Though this is the first time in living memory so many bishops have pointed out that when a choice exists between two candidates one of whom is a much greater enemy to unborn human life than the other, Catholics must place abortion as an issue of primary importance in making their selection, we know some bishops have consistently done so (probably the malcontents who don’t like liturgical dance and yelled at Sister Helen when she offered to give the homily). Even though it’s pretty foolish to pretend that bishops have routinely counseled their flocks to remember what we owe in solidarity to our unborn brothers and sisters when we vote, since if they had done so all these years we’d probably be closer to outlawing abortion altogether than we are now, we’re going to assert this anyway. After all, we feel as though it’s true.

Paragraph Three:

This descends into utter ridiculousness. If the bishops over the past twenty-five years have expended any political capital at all, it has been in the “peace and justice” arena, and has involved bishops withholding their taxes to protest nuclear weapons and sternly lecturing their flocks about the need for amnesty for illegal aliens. No one can credibly make the claim that the American bishops have been in the pocket of the Republican party for the last twenty-five years–or at any other time. Still, we feel justified in engaging in pure snit because we feel abandoned and betrayed, and are this close to talking about brokenness and nourishing each other. We mean it–don’t push us.

Paragraph Four:

This paragraph contains the money quote, which, in case you missed it, was this sentence: “Year after year, however, the bishops get little in return for their antiabortion political endorsements, while often aiding in the election of politicians who have little regard for the rest of the church’s social agenda.” This is our unshakable paradigm: Democrats are true Christians in every way (even if you have to squint to get past that speck in their eye called abortion) while Republicans take as their model the innkeeper at Bethlehem, whose concern for his evil profit margin made him put the Holy Family in a stable and made the Baby Jesus cry. Democrats champion the oppressed; Republicans try to figure out new ways of oppressing the poor, coming up with such evil strategies as objecting–can you believe it!–to giving federal income tax rebates to people who don’t actually pay federal income taxes in the first place. Since it is perfectly clear (to us anyway) that Jesus would have insisted on wealth distribution and community organizing “power” strategies as the only basis for a just Christian society, we can’t understand how the bishops could possibly let concern for the unborn trump all of this.

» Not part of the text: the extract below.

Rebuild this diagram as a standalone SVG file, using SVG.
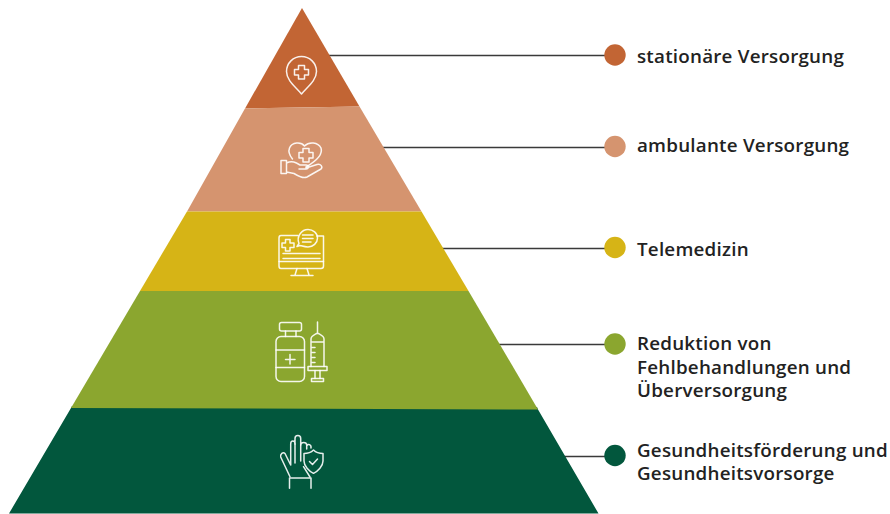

Paragraphs Four (b), Five and Six:

Of course, the abortion rate has been going down. But it’s not because the bishops keep talking about it, and it’s certainly not because pro-life politicians have been elected and continue to be elected. We don’t know why the abortion rate has been going down–education, maybe? We like teachers, so we’ll call it that. Of course we’re ignoring the abstinence-focused education programs pushed by those pro-life politicians, because we know that had absolutely nothing to do with the decline in abortion. We mention it briefly, but we don’t want our readers to stop and think about it, because if abstinence education works, and if abstinence education is proposed by pro-life Republicans and hated by pro-abort Democrats, then our entire premise that the bishops are shilling for pro-life political candidates without getting anything in return is as faulty as a lay-led liturgy workshop at a bishops’ conference. Lucky for us, our readers aren’t terribly strong in making logical connections–if they were, they wouldn’t read our paper for very long.

Having carefully translated most of the NCR editorial for the benefit of And Sometimes Tea readers who may have escaped the “Progressive Catholic” dialect in their own youths, I’ll just repeat the title of this post in summation: balderdash.